I wouldn't consider reading user reviews on reddit or watching rlm reviews parasocial at all, although I guess they are one sided relationships. But like you said the valence almost goes the other way - I know that when I read reddit idgaf about the stranger whose post I'm reading (unless they consistently knock it out of the park enough for me to notice), but if I post on reddit I use even more casual language than I do normally - I write for the hypothetical audience. But the parasociality with ai I was thinking of, oh yes that's different. That's parasocial in the same sense as those crazy ladies who attack soap stars for cheating on their lover in the show. That's true parasociality, a relationship entirely imagined by the viewer, as great or as terrible as they desire.

Because I would say you are right that there fundamentally isn't anyone writing it so you don't get anyone's thoughts and feelings - but you do get the zeitgeist position, which is an amalgamation of everyone's thoughts and feelings. It won't tell you what is true, but it is fantastic at telling you what popular consensus thinks is true.
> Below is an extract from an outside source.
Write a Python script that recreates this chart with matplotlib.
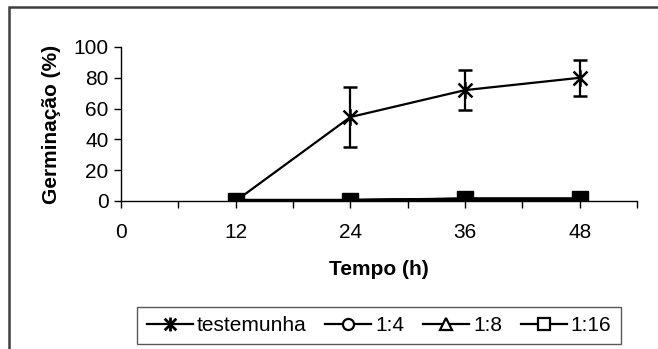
import matplotlib
matplotlib.use("Agg")
import matplotlib.pyplot as plt
from matplotlib.lines import Line2D
from matplotlib.patches import Rectangle
from matplotlib.path import Path

plt.rcParams['font.family'] = ['Liberation Sans', 'DejaVu Sans']

tempo = [12, 24, 36, 48]
testemunha = [0, 54.5, 72, 80]
testemunha_err_lo = [0, 19.5, 13, 11.5]
testemunha_err_hi = [0, 19.5, 13, 11.5]
s_1_4 = [0, 0, 0.8, 0.8]
s_1_8 = [0, 0, 0.8, 0.8]
s_1_16 = [0, 0, 1.0, 1.0]
labels = ["testemunha", "1:4", "1:8", "1:16"]

# excel-like star: an X with a vertical bar
star = Path([(-1, -1), (1, 1), (-1, 1), (1, -1), (0, -1.2), (0, 1.2)],
            [Path.MOVETO, Path.LINETO, Path.MOVETO, Path.LINETO, Path.MOVETO, Path.LINETO])

fig = plt.figure(figsize=(6.58, 3.49), dpi=100)
ax = fig.add_axes([121 / 658, 1 - 201 / 349, (637 - 121) / 658, (201 - 47) / 349])

# outer chart border (only top/left visible in the reference)
fig.patches.append(Rectangle((8.5 / 658, -0.1), 1.2, 1 - 7.5 / 349 + 0.1,
                             transform=fig.transFigure, fill=False,
                             edgecolor="#404040", linewidth=1.8))

ax.errorbar(tempo, testemunha, yerr=[testemunha_err_lo, testemunha_err_hi],
            color="black", lw=1.6, marker=star, ms=12, mew=1.8,
            capsize=5, elinewidth=1.6, capthick=1.6, zorder=2)
ax.plot(tempo, s_1_4, color="black", lw=3, marker="o", ms=11, mfc="black", zorder=3)
ax.plot(tempo, s_1_8, color="black", lw=3, marker="^", ms=11, mfc="black", zorder=3)
ax.plot(tempo, s_1_16, color="black", lw=3, marker="s", ms=11, mfc="black", zorder=3)

ax.set_xlim(0, 54)
ax.set_ylim(0, 100)
ax.set_xticks(range(0, 55, 6))
ax.set_xticklabels([str(t) if t % 12 == 0 else "" for t in range(0, 55, 6)])
ax.set_yticks(range(0, 101, 20))
for s in ["top", "right"]:
    ax.spines[s].set_visible(False)
ax.spines["left"].set_linewidth(1.0)
ax.spines["bottom"].set_linewidth(1.0)
ax.tick_params(axis="both", labelsize=15, length=5, width=1.0, direction="out")
ax.tick_params(axis="x", pad=11)
ax.tick_params(axis="y", pad=4)

ax.set_xlabel("Tempo (h)", fontsize=15, fontweight="bold", labelpad=13)
ax.set_ylabel("Germinação (%)", fontsize=15, fontweight="bold", labelpad=9)

handles = [
    Line2D([], [], color="black", lw=1.6, marker=star, ms=10, mew=2),
    Line2D([], [], color="black", lw=1.6, marker="o", ms=8, mfc="white", mew=1.6),
    Line2D([], [], color="black", lw=1.6, marker="^", ms=8, mfc="white", mew=1.6),
    Line2D([], [], color="black", lw=1.6, marker="s", ms=8, mfc="white", mew=1.6),
]
leg = fig.legend(handles, labels, loc="center", bbox_to_anchor=(379 / 658, 1 - 325.5 / 349),
                 ncol=4, fontsize=15, frameon=True, fancybox=False, handlelength=2.2,
                 handletextpad=0.2, columnspacing=0.9, borderpad=0.45)
leg.get_frame().set_edgecolor("#303030")
leg.get_frame().set_linewidth(1.0)

fig.savefig("out.png", dpi=100)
Forming a relationship with that is bonkers, but the narcissist in me sure sees the appeal.

And when I use it as a search engine I do prefer a conversation even though there's no one at the other end. I have always thought better with someone to bounce off, I always viewed taking notes to read the next day as sort of bouncing off myself, so using ai that way was a natural fit. And for general information that is easy to find, ai is much better than a search engine - that's why Google and Microsoft put it at the top of the search. Yeah you have to verify it's real, but you already had to do that with Google and Wikipedia! Or should have been.

That's why I wanted to know if my examples count as 'talking just to talk' - that's how I would describe them, but it's not about company, it's about information and novelty. But maybe I'm just flattering myself by saying that in the eyes of those squicked out by ai? I know I feel like I've been typical minding just assuming everyone is as enamoured with words as I am. I was aware I have a broader tolerance for slop than most but I figured if anyone here was a slow ai adopter it would be me, and most people here would be running their own llms already while I'm still playing around with the public models.